High-value markets to shop hard
- NFL sides and totals. Especially around key numbers (3, 7, 10) and in the days following injury news, when soft books lag. Half-points and reduced juice both matter here.
- Moneylines on heavy favorites/dogs. Price gaps in the +/–200 and +/–300 range can be 10–20 cents wide between books. Always shop.
- Player props. Books grade props independently and price them without much coordination, leading to large spreads on the same prop at different books.
- Same-game parlays. Different books use different correlation models. Identical legs often produce wildly different combined prices.
Markets where line shopping matters less
- Standard primetime NFL sides at peak market hours. By Sunday morning, prices on Sunday Night and Monday Night games are usually identical across mainstream books — the market has fully resolved.
- Massive futures. The juice on a +5000 Super Bowl future is enormous regardless of book, and you probably shouldn't be betting these for value anyway.
6. Pitfalls: limits, longevity, and false precision
Line shopping isn't free.
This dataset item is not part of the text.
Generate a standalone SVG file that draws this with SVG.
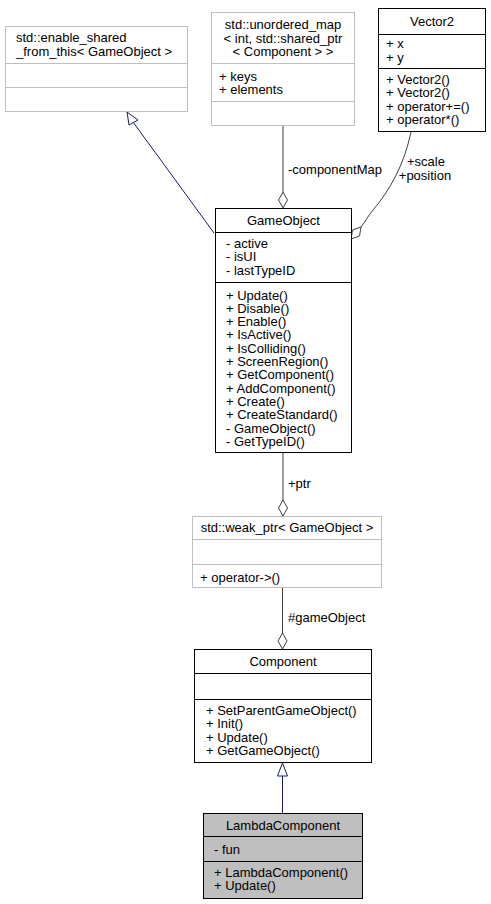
<svg xmlns="http://www.w3.org/2000/svg" width="491" height="904" viewBox="0 0 491 904">
<style>
text{font-family:"Liberation Sans",Arial,sans-serif;font-size:13px;fill:#000}
.c{text-anchor:middle}
.gbox{fill:#fff;stroke:#bfbfbf;stroke-width:1}
.bbox{fill:#fff;stroke:#000;stroke-width:1}
.sel{fill:#bfbfbf;stroke:#000;stroke-width:1}
.gl{stroke:#bfbfbf;stroke-width:1}
.bl{stroke:#000;stroke-width:1}
.agg{fill:none;stroke:#404040;stroke-width:1}
.aggh{fill:#fff;stroke:#404040;stroke-width:1}
.inh{fill:none;stroke:#191970;stroke-width:1}
.inhh{fill:#fff;stroke:#191970;stroke-width:1}
</style>
<rect width="491" height="904" fill="#fff"/>
<g id="connectors">
  <path class="inh" d="M214,233 L133,122"/>
  <polygon class="inhh" points="127,112 138,120 129,125"/>
  <path class="agg" d="M283,125 L283,192"/>
  <polygon class="aggh" points="283,192 287.5,200 283,208 278.5,200"/>
  <text x="288" y="174">-componentMap</text>
  <path class="agg" d="M411,132 C404,165 390,190 373,210 C368,216 365,222 361,227"/>
  <polygon class="aggh" points="351,239 352.5,230 361,227 359.5,236"/>
  <text class="c" x="426" y="166">+scale</text>
  <text class="c" x="425" y="180">+position</text>
  <path class="agg" d="M283,453 L283,500"/>
  <polygon class="aggh" points="283,500 287.5,508 283,516 278.5,508"/>
  <text x="288" y="488">+ptr</text>
  <path class="agg" d="M282.5,587 L282.5,633"/>
  <polygon class="aggh" points="282.5,633 287,641 282.5,649 278,641"/>
  <text x="288" y="622">#gameObject</text>
  <path class="inh" d="M282.5,813 L282.5,776"/>
  <polygon class="inhh" points="282.5,763 287.5,776 277.5,776"/>
</g>
<g id="enable_shared_from_this">
  <rect class="gbox" x="5.5" y="26.5" width="182" height="85"/>
  <line class="gl" x1="5.5" y1="63.5" x2="187.5" y2="63.5"/>
  <line class="gl" x1="5.5" y1="87.5" x2="187.5" y2="87.5"/>
  <text x="16" y="42">std::enable_shared</text>
  <text x="16" y="55.5">_from_this&lt; GameObject &gt;</text>
</g>
<g id="unordered_map">
  <rect class="gbox" x="211.5" y="12.5" width="143" height="113"/>
  <line class="gl" x1="211.5" y1="63.5" x2="354.5" y2="63.5"/>
  <line class="gl" x1="211.5" y1="101.5" x2="354.5" y2="101.5"/>
  <text class="c" x="283" y="29">std::unordered_map</text>
  <text class="c" x="283" y="42.5">&lt; int, std::shared_ptr</text>
  <text class="c" x="283" y="56">&lt; Component &gt; &gt;</text>
  <text x="219" y="80.5">+ keys</text>
  <text x="219" y="94">+ elements</text>
</g>
<g id="Vector2">
  <rect class="bbox" x="378.5" y="8.5" width="107" height="123"/>
  <line class="bl" x1="378.5" y1="34.5" x2="485.5" y2="34.5"/>
  <line class="bl" x1="378.5" y1="68.5" x2="485.5" y2="68.5"/>
  <text class="c" x="432" y="26">Vector2</text>
  <text x="386" y="48">+ x</text>
  <text x="386" y="61.5">+ y</text>
  <text x="386" y="84">+ Vector2()</text>
  <text x="386" y="97.3">+ Vector2()</text>
  <text x="386" y="110.6">+ operator+=()</text>
  <text x="386" y="124">+ operator*()</text>
</g>
<g id="GameObject">
  <rect class="bbox" x="215.5" y="208.5" width="136" height="244"/>
  <line class="bl" x1="215.5" y1="232.5" x2="351.5" y2="232.5"/>
  <line class="bl" x1="215.5" y1="282.5" x2="351.5" y2="282.5"/>
  <text class="c" x="283.5" y="225">GameObject</text>
  <text x="226" y="248">- active</text>
  <text x="226" y="261.3">- isUI</text>
  <text x="226" y="274.6">- lastTypeID</text>
  <text x="226" y="299.5">+ Update()</text>
  <text x="226" y="312.8">+ Disable()</text>
  <text x="226" y="326.1">+ Enable()</text>
  <text x="226" y="339.4">+ IsActive()</text>
  <text x="226" y="352.7">+ IsColliding()</text>
  <text x="226" y="366">+ ScreenRegion()</text>
  <text x="226" y="379.3">+ GetComponent()</text>
  <text x="226" y="392.6">+ AddComponent()</text>
  <text x="226" y="405.9">+ Create()</text>
  <text x="226" y="419.2">+ CreateStandard()</text>
  <text x="226" y="432.5">- GameObject()</text>
  <text x="226" y="445.8">- GetTypeID()</text>
</g>
<g id="weak_ptr">
  <rect class="gbox" x="192.5" y="516.5" width="189" height="71"/>
  <line class="gl" x1="192.5" y1="539.5" x2="381.5" y2="539.5"/>
  <line class="gl" x1="192.5" y1="564.5" x2="381.5" y2="564.5"/>
  <text class="c" x="287" y="532">std::weak_ptr&lt; GameObject &gt;</text>
  <text x="200" y="581.5">+ operator-&gt;()</text>
</g>
<g id="Component">
  <rect class="bbox" x="194.5" y="649.5" width="177" height="113"/>
  <line class="bl" x1="194.5" y1="673.5" x2="371.5" y2="673.5"/>
  <line class="bl" x1="194.5" y1="699.5" x2="371.5" y2="699.5"/>
  <text class="c" x="283" y="666">Component</text>
  <text x="206" y="715">+ SetParentGameObject()</text>
  <text x="206" y="728.3">+ Init()</text>
  <text x="206" y="741.6">+ Update()</text>
  <text x="206" y="755">+ GetGameObject()</text>
</g>
<g id="LambdaComponent">
  <rect class="sel" x="203.5" y="813.5" width="159" height="85"/>
  <line class="bl" x1="203.5" y1="836.5" x2="362.5" y2="836.5"/>
  <line class="bl" x1="203.5" y1="861.5" x2="362.5" y2="861.5"/>
  <text class="c" x="283" y="830">LambdaComponent</text>
  <text x="214" y="854">- fun</text>
  <text x="214" y="877">+ LambdaComponent()</text>
  <text x="214" y="890.3">+ Update()</text>
</g>
</svg>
There are real costs and traps worth being honest about.
Account longevity
Books track which customers consistently take the best line. Bettors who only place bets at advantageous prices, never bet promos, and beat the closing line get flagged, limited, or restricted from key markets. This is the cost of doing business. Mitigate it by betting a more "natural" pattern at each book (mixing in some non-shopped bets, taking some promos as offered, varying stake sizes) — but accept that some restriction over time is unavoidable if you're sharp.
Chasing pennies across high-friction books
Saving 2 cents per bet at a book that takes 5 business days to withdraw is a bad trade. Saving 2 cents per bet at a book whose app crashes on Sunday mornings is a bad trade. Friction costs are real. Don't add a fourth book just to gain occasional half-cent improvements if it slows you down.
False precision on stale lines
If you see one book at +3.5 and three other books at +3, the +3.5 book may not be "offering value" — it may simply not have updated yet, and the price will move to +3 before you can place the bet. Verify the line is live and the timestamp is fresh before declaring it a steal.
If you're sharp enough that line shopping meaningfully changes your bottom line, you're sharp enough to eventually get limited. That's the price of being on the right side of the math. Plan accordingly — don't put 100% of your bankroll at one book.
If you only do one thing differently after reading this guide, open a second sportsbook account. Whatever you think you'll gain from finding a sharper handicapper, you'll gain twice as much from never paying –110 again.